If you answered “often” to most of these questions, congratulations.  It sounds like you and your partner have kept the connection strong.  However, if you can’t answer “often” to most of the above questions, then please consider Love’s suggestions about how to strengthen the connection between the two of you:

  • Ask yourself:  “What is best for the relationship right now?  What should I be doing?  What should I stop doing?  What does the relationship ask or require of me right now in order to be closer, stronger, better?”
  • Now ask yourself:  “How well am I tuning into my partner?  How well have I been paying attention to him/her?”
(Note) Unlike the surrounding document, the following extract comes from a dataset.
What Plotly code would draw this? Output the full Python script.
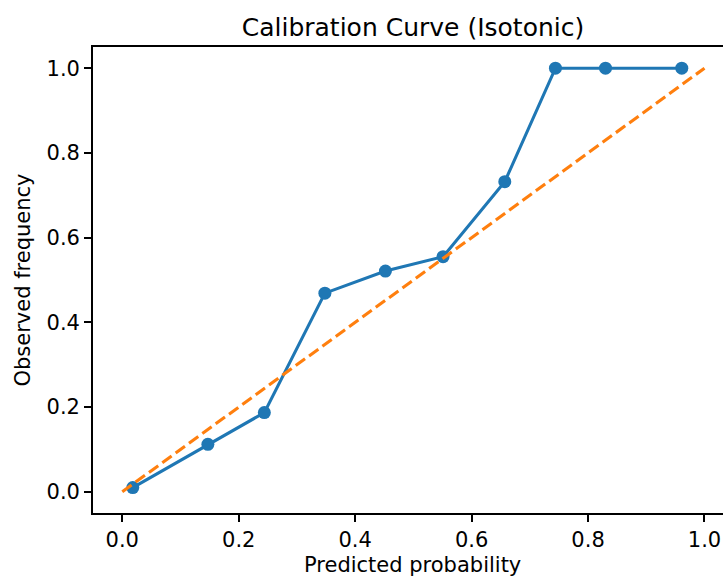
import plotly.graph_objects as go

# Data
pred_prob = [0.018, 0.147, 0.244, 0.348, 0.452, 0.551, 0.657, 0.744, 0.830, 0.961]
obs_freq = [0.010, 0.112, 0.187, 0.469, 0.521, 0.555, 0.732, 1.0, 1.0, 1.0]
diag_x = [0.0, 1.0]
diag_y = [0.0, 1.0]
tick_vals = [0.0, 0.2, 0.4, 0.6, 0.8, 1.0]
tick_text = ["0.0", "0.2", "0.4", "0.6", "0.8", "1.0"]

FONT = "DejaVu Sans"
PLOT_H = 581 - 47 - 68

fig = go.Figure()
fig.add_trace(go.Scatter(
    x=pred_prob, y=obs_freq, mode="lines+markers",
    line=dict(color="#1f77b4", width=3.1),
    marker=dict(color="#1f77b4", size=13),
    showlegend=False,
))
fig.add_trace(go.Scatter(
    x=diag_x, y=diag_y, mode="lines",
    line=dict(color="#ff7f0e", width=3.1, dash="11.5px,5px"),
    showlegend=False,
))

fig.update_layout(
    width=723, height=581,
    margin=dict(l=93, r=0, t=47, b=68),
    paper_bgcolor="white", plot_bgcolor="white",
    font=dict(family=FONT, size=21, color="black"),
    title=dict(text="Calibration Curve (Isotonic)", x=(413 / 723), xanchor="center",
               yref="container", y=1 - 36 / 581, yanchor="bottom",
               font=dict(family=FONT, size=25, color="black")),
)
fig.add_annotation(
    text="Predicted probability", xref="paper", yref="paper",
    x=(412 - 93) / 630, y=-(581 - 513 - 2) / PLOT_H,
    xanchor="center", yanchor="bottom", showarrow=False,
    font=dict(family=FONT, size=21, color="black"),
)
fig.update_xaxes(
    range=[-0.0503, 1.0318], showgrid=False, zeroline=False,
    showline=True, linecolor="black", linewidth=1.7, mirror=True,
    ticks="outside", ticklen=7, tickwidth=1.7, tickcolor="black",
    tickvals=tick_vals, ticktext=tick_text, tickfont=dict(size=21),
)
fig.update_yaxes(
    range=[-0.05, 1.05], showgrid=False, zeroline=False,
    showline=True, linecolor="black", linewidth=1.7, mirror=False,
    ticks="outside", ticklen=7, tickwidth=1.7, tickcolor="black",
    tickvals=tick_vals, ticktext=tick_text, tickfont=dict(size=21),
    title=dict(text="Observed frequency", standoff=10,
               font=dict(family=FONT, size=21, color="black")),
)

fig.write_html("out.html")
  • Try to learn more about your partner, and his or her struggles, fears, aspirations.  What does s/he worry about most?  What helps him/her manage stress?  Who is his/her hero?  Heroine?  What is s/he most afraid of?  What has been the saddest event of his/her past year?  The most humbling event?  The most humbling event of his/her life?  Which activities bring him/her the most joy?  What is s/he the  most excited about these days?  What are his/her goals over the next five years?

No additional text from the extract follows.